Duka kapal pelayaran di balik larangan ekspor batubara – Setelah sempat dilarang pada 31 Desember 2021, akhirnya ekspor batubara kembali diizinkan. Kebijakan bersyarat ini ditujukan baik kepada penambang maupun PLN.
Namun pelarang yang hanya berusia beberapa hari itu telah menimbulkan duka bagi perusahaan pelayaran.
Dampaknya menerpa operator/pemilik kapal harus merogoh kocek sekitar 20.000 hingga 40.000 dollar AS per hari untuk demurrage.
Sementara kapal yang tidak diizinkan angkat jangkar itu ada lebih dari seratus unit. Sedangkan batubara yang akan diangkut oleh kapal-kapal itu sekitar 6 juta ton.
Ekspor batubara selama ini dilakukan dengan skema free on board. Artinya, penambang batubara nasional hanya menjual komoditas, sementara pengapalannya ditangani sendiri oleh pembeli.
Armada kapal nasional pengangkut batubara yang beroperasi saat ini rata-rata berupa tongkang dengan berbagai ukuran.
Kapasitas tongkang lazimnya berukuran mulai dari 180 kaki hingga 300 kaki.
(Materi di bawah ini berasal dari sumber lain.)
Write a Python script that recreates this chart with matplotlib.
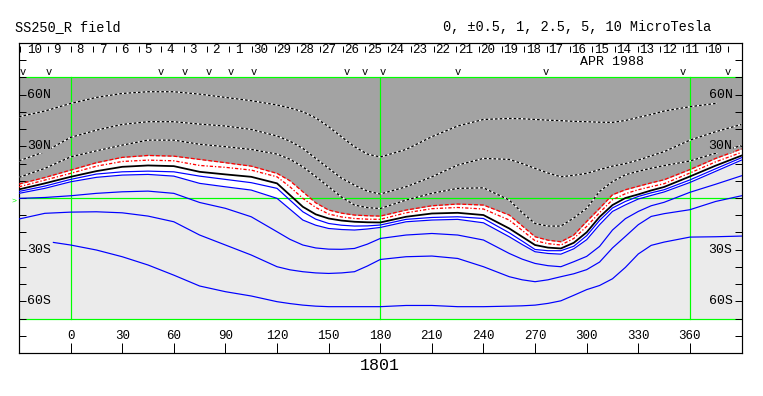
import numpy as np
import matplotlib
matplotlib.use("Agg")
import matplotlib.pyplot as plt

# source surface field map, CR 1801 (lat in degrees at each Carrington lon)
lons = [-30, -15, 0, 15, 30, 45, 60, 75, 90, 105, 120, 127.5, 135, 142.5, 150, 157.5, 165, 172.5, 180,
        195, 210, 225, 240, 255, 262.5, 270, 277.5, 285, 292.5, 300, 307.5, 315, 322.5, 330, 337.5,
        345, 360, 375, 390]

pos_10 = [47.2, 50.5, 54.9, 58.4, 60.7, 61.7, 61.7, 60.3, 58.4, 56.5, 54.0, 52.3, 50.1, 46.5, 41.4, 35.5,
          29.8, 25.5, 23.8, 28.2, 35.6, 41.8, 45.6, 46.2, 46.0, 45.6, 45.2, 44.9, 44.5, 44.3, 44.0, 43.9,
          45.0, 46.8, 48.5, 50.5, 53.0, 54.9, np.nan]
pos_5 = [21.6, 26.9, 35.2, 39.4, 42.7, 44.3, 44.3, 42.9, 41.8, 39.8, 36.0, 33.0, 28.8, 23.0, 17.2, 11.5,
         7.5, 4.0, 2.3, 6.5, 12.3, 19.1, 23.0, 22.4, 20.0, 17.2, 14.5, 12.3, 13.2, 14.3, 16.5, 18.5,
         20.0, 22.0, 24.5, 26.9, 33.6, 38.5, 42.7]
pos_2_5 = [12.0, 17.2, 23.9, 27.4, 30.7, 33.6, 33.6, 31.2, 29.8, 28.2, 25.5, 22.5, 18.1, 12.5, 6.5, 0.5,
           -4.1, -5.6, -6.1, -1.2, 2.7, 5.6, 5.9, -1.2, -8.5, -14.8, -16.3, -16.3, -11.6, -6.0, 3.8, 9.5,
           13.5, 15.5, 17.3, 18.8, 21.5, 26.0, 30.5]
pos_1 = [8.1, 11.9, 16.2, 20.5, 23.6, 24.7, 24.3, 22.4, 20.5, 18.5, 14.3, 10.0, 3.6, -2.8, -7.0, -8.8,
         -9.9, -10.3, -10.5, -7.0, -4.5, -3.5, -4.1, -9.9, -16.2, -22.5, -24.5, -25.4, -21.5, -13.6, -6.0,
         1.9, 4.8, 6.8, 8.8, 10.6, 16.5, 23.0, 28.5]
pos_0_5 = [6.5, 10.4, 14.3, 18.5, 21.2, 22.0, 21.6, 18.9, 17.8, 16.2, 12.3, 6.5, -0.2, -5.5, -9.3, -11.0,
           -11.9, -12.3, -12.4, -8.6, -6.2, -5.5, -6.4, -12.8, -18.8, -24.8, -26.5, -27.3, -23.5, -16.5,
           -8.5, -1.0, 2.5, 4.8, 6.6, 8.3, 14.5, 21.0, 26.5]
neutral = [5.0, 8.5, 12.3, 15.6, 18.1, 18.9, 18.5, 15.2, 13.7, 12.3, 8.5, 1.7, -5.1, -9.5, -11.9, -13.1,
           -13.8, -14.1, -14.2, -10.9, -9.0, -8.6, -9.9, -17.7, -22.5, -27.3, -28.8, -29.3, -26.0, -19.9,
           -11.0, -4.1, 0.0, 2.1, 4.4, 6.4, 12.5, 18.8, 24.6]
neg_0_5 = [3.8, 6.9, 10.8, 13.9, 15.2, 15.6, 15.2, 12.7, 10.8, 8.9, 5.6, -1.2, -8.0, -12.3, -14.8, -15.8,
           -16.3, -16.2, -15.7, -12.4, -11.3, -10.9, -11.9, -20.2, -25.0, -29.9, -30.6, -30.6, -28.0, -21.9,
           -13.0, -5.8, -2.0, 0.9, 3.0, 4.8, 10.5, 17.0, 23.4]
neg_1 = [2.7, 5.6, 9.4, 12.0, 13.3, 13.7, 12.7, 8.5, 6.5, 4.6, -0.2, -6.5, -12.8, -15.8, -17.7, -18.3,
         -18.6, -18.0, -17.1, -13.8, -12.8, -12.4, -14.4, -22.5, -27.0, -31.2, -32.2, -32.6, -29.5, -24.2,
         -15.5, -7.8, -4.0, -0.6, 1.5, 3.5, 9.0, 15.5, 22.0]
neg_2_5 = [-0.2, 0.3, 1.3, 2.7, 3.6, 4.0, 2.7, -2.6, -6.0, -10.9, -19.6, -24.0, -27.3, -29.0, -29.7, -29.8,
           -29.3, -26.8, -23.5, -21.5, -20.6, -21.5, -24.4, -32.2, -35.5, -38.0, -39.3, -39.9, -37.0, -33.9,
           -28.1, -18.6, -12.0, -7.8, -4.5, -2.5, 3.3, 8.0, 12.9]
neg_5 = [-12.2, -8.9, -8.2, -8.0, -8.6, -10.5, -13.8, -21.5, -27.3, -33.1, -39.9, -41.7, -42.8, -43.5, -43.8,
         -43.5, -42.8, -39.5, -35.7, -34.1, -33.7, -35.1, -39.9, -45.7, -47.5, -48.6, -47.5, -45.7, -44.0,
         -41.6, -37.2, -29.0, -22.3, -15.5, -10.7, -9.1, -6.8, -2.0, 1.3]
lons_neg_10 = [-10, 0, 15, 30, 45, 60, 75, 90, 105, 120, 127.5, 135, 142.5, 150, 157.5, 165, 172.5, 180,
               195, 210, 225, 240, 255, 262.5, 270, 277.5, 285, 292.5, 300, 307.5, 315, 322.5, 330, 337.5,
               345, 360, 375, 390]
neg_10 = [-25.8, -27.3, -30.2, -34.1, -38.9, -44.8, -51.1, -54.4, -56.9, -60.2, -61.3, -62.2, -62.8, -63.1,
          -63.1, -63.1, -63.1, -63.1, -62.4, -62.4, -63.1, -63.1, -62.8, -62.6, -62.2, -61.2, -59.7, -56.5,
          -53.2, -50.8, -46.9, -40.3, -32.5, -27.5, -25.6, -22.7, -22.5, -22.1]

# top strip: day labels (right to left = back in time), observation marks
day_labels = ["10", "9", "8", "7", "6", "5", "4", "3", "2", "1", "30", "29", "28", "27", "26", "25",
              "24", "23", "22", "21", "20", "19", "18", "17", "16", "15", "14", "13", "12", "11", "10"]
day_tick_lons = [-13.1 + 13.18 * k for k in range(31)]
obs_lons = [-27.6, -12.8, 52.7, 66.6, 80.1, 93.1, 106.3, 160.5, 171.0, 181.6, 225.3, 276.2, 356.0, 382.0]
lon_ticks = list(range(0, 361, 30))
lat_labels = {60: "60N", 30: "30N", -30: "30S", -60: "60S"}

DARK = "#a3a3a3"
LIGHT = "#ebebeb"
GREEN = "#00ff00"
MONO = "Liberation Mono"
PX = 0.72

fig = plt.figure(figsize=(7.63, 3.96), dpi=100)
ax = fig.add_axes([19 / 763, 43 / 396, 722.5 / 763, 310 / 396])
ax.set_xlim(-30, 390)
ax.set_ylim(-90, 90)

# polarity shading
ax.fill_between(lons, -70, 70, color=LIGHT, lw=0, zorder=0)
ax.fill_between(lons, neg_1, pos_1, color="white", lw=0, zorder=0)
ax.fill_between(lons, pos_1, 70, color=DARK, lw=0, zorder=0)

# grid lines
for yy in (-70, 0, 70):
    ax.plot([-30, 390], [yy, yy], color=GREEN, lw=1.2 * PX, zorder=1)
for xx in (0, 180, 360):
    ax.plot([xx, xx], [-70, 70], color=GREEN, lw=1.2 * PX, zorder=1)
ax.text(-33, -2, ">", color=GREEN, fontsize=6, family=MONO, ha="center", va="center", clip_on=False)

# contours
for ys in (pos_10, pos_5, pos_2_5):
    ax.plot(lons, ys, color="white", lw=1.3 * PX, zorder=3)
    ax.plot(lons, ys, color="black", lw=1.3 * PX, ls=(0, (2, 1.6)), zorder=3)
ax.plot(lons, pos_1, color="red", lw=1.3 * PX, ls=(0, (3, 1.5)), zorder=3)
ax.plot(lons, pos_0_5, color="red", lw=1.3 * PX, ls=(0, (2.5, 1.5, 1, 1.5)), zorder=3)
ax.plot(lons, neutral, color="black", lw=1.8 * PX, zorder=4)
for ys in (neg_0_5, neg_1, neg_2_5, neg_5):
    ax.plot(lons, ys, color="blue", lw=1.2 * PX, zorder=3)
ax.plot(lons_neg_10, neg_10, color="blue", lw=1.2 * PX, zorder=3)

# frame and ticks
for s in ax.spines.values():
    s.set_linewidth(1.2 * PX)
ax.set_yticks(range(-80, 81, 10))
ax.set_xticks(lon_ticks)
ax.tick_params(axis="y", direction="in", length=5, width=PX, left=True, right=True,
               labelleft=False, labelright=False)
ax.tick_params(axis="x", direction="in", length=7, width=PX, bottom=True, top=False,
               labelbottom=False)

for lat, lab in lat_labels.items():
    bg = DARK if lat > 0 else LIGHT
    ax.text(-25.3, lat, lab, family=MONO, fontsize=9.5, ha="left", va="center", zorder=5,
            bbox=dict(facecolor=bg, edgecolor="none", pad=0.3))
    ax.text(384.8, lat, lab, family=MONO, fontsize=9.5, ha="right", va="center", zorder=5,
            bbox=dict(facecolor=bg, edgecolor="none", pad=0.3))

for lon in lon_ticks:
    ax.text(lon, -80, str(lon), family=MONO, fontsize=9, ha="center", va="center")

# date strip
ax.vlines(day_tick_lons, 84.6, 88.2, color="black", lw=PX)
ax.vlines([-29.4], 84.6, 88.2, color="black", lw=PX)
for k, lab in enumerate(day_labels):
    x = day_tick_lons[k] - 13.18 + 5.2
    x = max(x, -25.0)
    ax.text(x, 86.0, lab, family=MONO, fontsize=9, ha="center", va="center")
ax.text(315, 79.2, "APR 1988", family=MONO, fontsize=9.5, ha="center", va="center")
for lon in obs_lons:
    ax.text(lon, 73.3, "v", family=MONO, fontsize=7.5, ha="center", va="center")

fig.text(15 / 763, 1 - 27 / 396, "SS250_R field", family=MONO, fontsize=9.8, ha="left", va="center")
fig.text(711 / 763, 1 - 27 / 396, "0, \u00b10.5, 1, 2.5, 5, 10 MicroTesla", family=MONO, fontsize=9.8,
         ha="right", va="center")
fig.text(380 / 763, 1 - 366 / 396, "1801", family=MONO, fontsize=12, ha="center", va="center")

fig.savefig("out.png", dpi=100, facecolor="white")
Tipe 180 kaki kapasitas angkutnya 2.000 ton, 230 kaki dengan kapasitas 4.000 ton, 270 kaki dengan kapasitas 6.000 ton dan 300 kaki berkapasitas 8.000 ton.
Baca Juga: 5 Istilah dalam Dunia Tambang yang Sering Dijumpai
Akibat pelarangan tersebut ternyata banyak penambang yang dilarang melakukan ekspor itu sebenarnya telah memenuhi domestic market obligation (DMO) mereka kepada PLN/IPP.
Penyamarataan penanganan antara kapal-kapal yang sudah memenuhi DMO dan yang belum dalam penerbitan surat persetujuan berlayar (SPB), jelas berdampak buruk kepada komunitas maritim internasional.
Seharusnya instansi yang berwenang segera bertindak antisipatif saat beleid pelarangan itu dikeluarkan oleh Kementerian ESDM dengan cara mengusulkan agar memperhitungkan dunia pelayaran secara selektif.